SUPPLIED MATERIAL:
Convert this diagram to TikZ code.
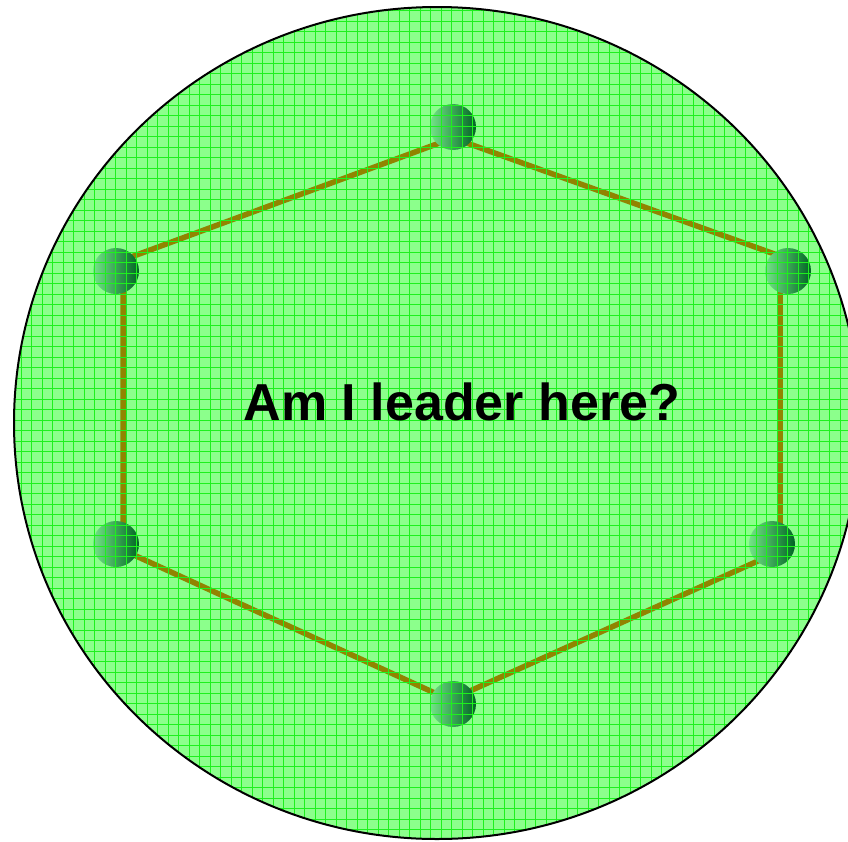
\documentclass[tikz,border=0pt]{standalone}
\usepackage{fontspec}
\setmainfont{Liberation Sans}

\definecolor{disk}{RGB}{140,255,140}
\definecolor{gridgreen}{RGB}{30,240,30}
\definecolor{ring}{RGB}{145,132,0}
\definecolor{balllight}{RGB}{115,228,135}
\definecolor{ballmid}{RGB}{80,200,105}
\definecolor{balldark}{RGB}{0,100,35}

\begin{document}
\begin{tikzpicture}[x=1pt,y=-1pt]
\useasboundingbox (0,0) rectangle (848,841);

% Disk background
\fill[disk] (437,423) ellipse [x radius=423, y radius=416];

% Corners of the ring
\coordinate (cT) at (453,138);
\coordinate (cUR) at (780,256);
\coordinate (cLR) at (780,551);
\coordinate (cB) at (450,700);
\coordinate (cLL) at (123,550);
\coordinate (cUL) at (123,260);

\draw[ring, line width=5.5pt] (cT) -- (cUR) -- (cLR) -- (cB) -- (cLL) -- (cUL) -- cycle;

% Draw the processes
\begin{scope}
\tikzstyle{every node}=[shape=circle,minimum size=46pt,inner sep=0pt,anchor=center,left color=balllight,middle color=ballmid,right color=balldark];
\node (pT) at (453,127) {};
\node (pUR) at (788,271) {};
\node (pLR) at (772,544) {};
\node (pB) at (453,704) {};
\node (pLL) at (116,544) {};
\node (pUL) at (116,271) {};
\end{scope}

% Grid over the disk
\begin{scope}
\clip (437,423) ellipse [x radius=423, y radius=416];
\foreach \i in {0,...,81} {
  \draw[gridgreen, line width=0.8pt] (\i*10.5,0) -- (\i*10.5,841);
  \draw[gridgreen, line width=0.8pt] (0,\i*10.5) -- (848,\i*10.5);
}
\end{scope}

\node[anchor=base, font=\bfseries\fontsize{52}{52}\selectfont] (question) at (462,420) {Am I leader here?};

\draw[black, line width=2pt] (437,423) ellipse [x radius=423, y radius=416];

\end{tikzpicture}
\end{document}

WHAT TO DO:
All the lines above are to be reproduced exactly, except the pictures.

ANSWER TO THIS EXERCISE:
Convert this diagram to TikZ code.
\documentclass[tikz,border=0pt]{standalone}
\usepackage{fontspec}
\setmainfont{Liberation Sans}

\definecolor{disk}{RGB}{140,255,140}
\definecolor{gridgreen}{RGB}{30,240,30}
\definecolor{ring}{RGB}{145,132,0}
\definecolor{balllight}{RGB}{115,228,135}
\definecolor{ballmid}{RGB}{80,200,105}
\definecolor{balldark}{RGB}{0,100,35}

\begin{document}
\begin{tikzpicture}[x=1pt,y=-1pt]
\useasboundingbox (0,0) rectangle (848,841);

% Disk background
\fill[disk] (437,423) ellipse [x radius=423, y radius=416];

% Corners of the ring
\coordinate (cT) at (453,138);
\coordinate (cUR) at (780,256);
\coordinate (cLR) at (780,551);
\coordinate (cB) at (450,700);
\coordinate (cLL) at (123,550);
\coordinate (cUL) at (123,260);

\draw[ring, line width=5.5pt] (cT) -- (cUR) -- (cLR) -- (cB) -- (cLL) -- (cUL) -- cycle;

% Draw the processes
\begin{scope}
\tikzstyle{every node}=[shape=circle,minimum size=46pt,inner sep=0pt,anchor=center,left color=balllight,middle color=ballmid,right color=balldark];
\node (pT) at (453,127) {};
\node (pUR) at (788,271) {};
\node (pLR) at (772,544) {};
\node (pB) at (453,704) {};
\node (pLL) at (116,544) {};
\node (pUL) at (116,271) {};
\end{scope}

% Grid over the disk
\begin{scope}
\clip (437,423) ellipse [x radius=423, y radius=416];
\foreach \i in {0,...,81} {
  \draw[gridgreen, line width=0.8pt] (\i*10.5,0) -- (\i*10.5,841);
  \draw[gridgreen, line width=0.8pt] (0,\i*10.5) -- (848,\i*10.5);
}
\end{scope}

\node[anchor=base, font=\bfseries\fontsize{52}{52}\selectfont] (question) at (462,420) {Am I leader here?};

\draw[black, line width=2pt] (437,423) ellipse [x radius=423, y radius=416];

\end{tikzpicture}
\end{document}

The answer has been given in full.